3. Permohonan Kekuatan atau Energi
Ini adalah bagian inti di mana pemohon meminta agar kekuatan atau energi yang diinginkan disalurkan ke dalam dirinya atau objek tertentu (misalnya, azimat). Bagian ini seringkali menggunakan bahasa yang metaforis, menggambarkan kekuatan sebagai perisai, tameng, atau aura tak terlihat.
- Contoh Konseptual: "...Jadikanlah tubuhku sekeras batu, setajam baja, tak tersentuh oleh... (jenis bahaya yang dihindari), lindungilah aku dari setiap serangan..."

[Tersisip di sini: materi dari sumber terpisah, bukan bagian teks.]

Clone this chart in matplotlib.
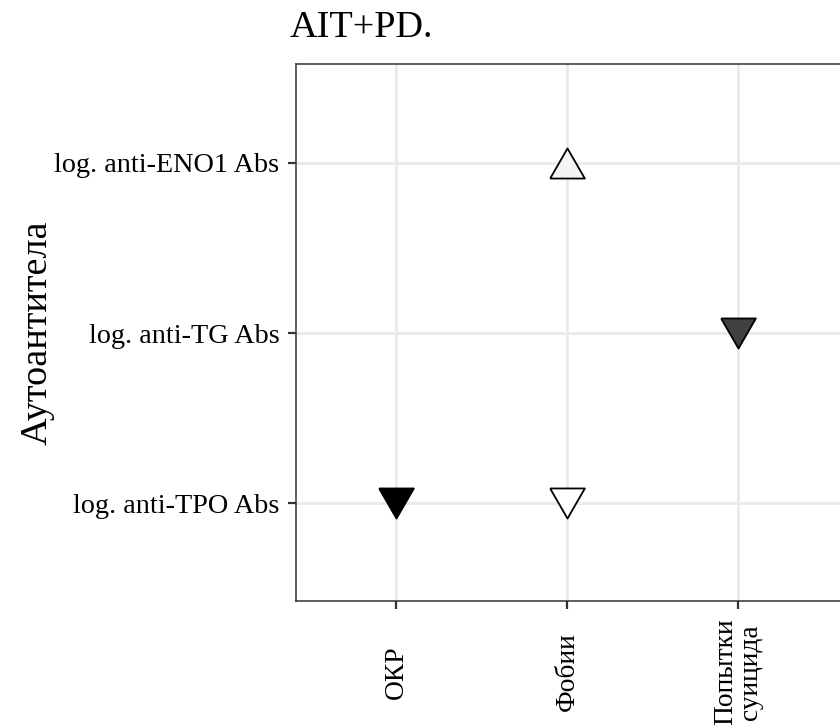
import numpy as np
import matplotlib
matplotlib.use("Agg")
import matplotlib.pyplot as plt

plt.rcParams['font.family'] = ['Liberation Serif', 'DejaVu Serif']

# ---- data ----
x_categories = ['ОКР', 'Фобии', 'Попытки\nсуицида']
y_categories = ['log. anti-TPO Abs', 'log. anti-TG Abs', 'log. anti-ENO1 Abs']

point_x = ['ОКР', 'Фобии', 'Фобии', 'Попытки\nсуицида']
point_y = ['log. anti-TPO Abs', 'log. anti-TPO Abs', 'log. anti-ENO1 Abs', 'log. anti-TG Abs']
point_sign = [-1, -1, 1, -1]          # direction of association
point_shade = [0.0, 1.0, 0.96, 0.25]  # fill intensity (gray scale)

title_text = 'AIT+PD.'
y_title = 'Аутоантитела'

# ---- figure ----
W, H, DPI = 840, 728, 100
fig = plt.figure(figsize=(W / DPI, H / DPI), dpi=DPI)

left_px, right_px, top_px, bottom_px = 296, 1009, 64, 601
ax = fig.add_axes([left_px / W, 1 - bottom_px / H,
                   (right_px - left_px) / W, (bottom_px - top_px) / H])

xi = {c: i + 1 for i, c in enumerate(x_categories)}
yi = {c: i + 1 for i, c in enumerate(y_categories)}

s = np.sqrt(3) / 2
down_tri = [(-1, s), (1, s), (0, -s), (-1, s)]
up_tri = [(-1, -s), (1, -s), (0, s), (-1, -s)]

cmap = matplotlib.colormaps['gray']
for px, py, sg, sh in zip(point_x, point_y, point_sign, point_shade):
    ax.plot(xi[px], yi[py], linestyle='none',
            marker=up_tri if sg > 0 else down_tri,
            markersize=25, markerfacecolor=cmap(sh),
            markeredgecolor='black', markeredgewidth=1.3, zorder=3)

ax.set_xlim(0.415, 4.585)
ax.set_ylim(0.424, 3.582)

ax.set_xticks(range(1, len(x_categories) + 1))
ax.set_xticklabels(x_categories, rotation=90, fontsize=19.8,
                   ha='center', va='center', linespacing=0.95)
ax.set_yticks(range(1, len(y_categories) + 1))
ax.set_yticklabels(y_categories, fontsize=20.3)

ax.grid(True, color='#ebebeb', linewidth=2.1, zorder=0)
ax.set_axisbelow(True)
for sp in ax.spines.values():
    sp.set_color('#333333')
    sp.set_linewidth(1.1)
ax.tick_params(axis='both', colors='#333333', length=6, width=1.6,
               labelcolor='black')
ax.tick_params(axis='x', pad=45)
ax.tick_params(axis='y', pad=6)

ax.set_ylabel(y_title, fontsize=27.5, labelpad=0)

fig.text(290 / W, 1 - 37 / H, title_text, fontsize=27.5, ha='left',
         va='baseline')

fig.savefig('out.png', dpi=DPI)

- Tujuan: Mengaktifkan dan menarik energi perlindungan dari sumber spiritual ke dalam diri pengamal.
4. Penegasan atau Penutup
Mantra seringkali diakhiri dengan penegasan bahwa permohonan akan terkabul atau bahwa kekuatan telah menyatu. Bagian ini berfungsi untuk mengunci niat dan memperkuat keyakinan. Kadang-kadang diikuti dengan kata-kata penutup yang menyatakan rasa syukur atau persetujuan.
- Contoh Konseptual: "...Demikianlah hendaknya, atas restu leluhur dan kuasa alam. Terkabulah permohonanku. Amiin/Huu..."
- Tujuan: Menyelesaikan siklus permohonan, menegaskan keyakinan, dan kadang mengembalikan keseimbangan spiritual.
Memahami struktur konseptual ini membantu kita melihat mantra bukan sekadar rangkaian kata tanpa makna, melainkan sebuah bentuk komunikasi spiritual yang terstruktur dan kaya akan simbolisme serta niat yang mendalam.
Penutup: Menghargai Kekayaan Spiritual Suku Dayak
Perjalanan kita menyelami dunia mantra kebal Suku Dayak telah menunjukkan bahwa ini bukanlah sekadar praktik mistis tanpa dasar. Di baliknya terhampar sebuah sistem pengetahuan yang terstruktur, filosofi hidup yang kokoh, dan spiritualitas yang terjalin erat dengan alam serta penghormatan kepada leluhur.
Kekebalan, dalam pandangan Dayak, adalah anugerah yang datang dari harmonisasi diri dengan kekuatan alam dan spiritual, sebuah perisai multidimensional yang melindungi fisik, mental, dan jiwa. Ia adalah manifestasi dari kearifan untuk bertahan hidup di tengah kerasnya rimba, sekaligus pengingat akan pentingnya kerendahan hati, tanggung jawab, dan keselarasan dengan lingkungan.
Di tengah gelombang modernisasi yang tak terhindarkan, tradisi seperti mantra kebal mungkin terancam punah atau disalahpahami. Oleh karena itu, penting bagi kita untuk terus menghargai, mempelajari, dan melestarikan warisan tak benda ini, bukan untuk tujuan sensasi atau eksploitasi, melainkan sebagai bentuk penghormatan terhadap kekayaan budaya bangsa dan pelajaran berharga tentang bagaimana hidup selaras dengan alam semesta.
Semoga artikel ini dapat memberikan pemahaman yang lebih jernih dan mendalam tentang mantra kebal Suku Dayak, menginspirasi kita semua untuk lebih menghargai kearifan lokal, dan mengingatkan bahwa ada banyak dimensi kehidupan yang melampaui apa yang dapat kita lihat dengan mata telanjang. Kekuatan sejati terletak pada kebijaksanaan untuk menggunakannya demi kebaikan bersama dan kelestarian hidup.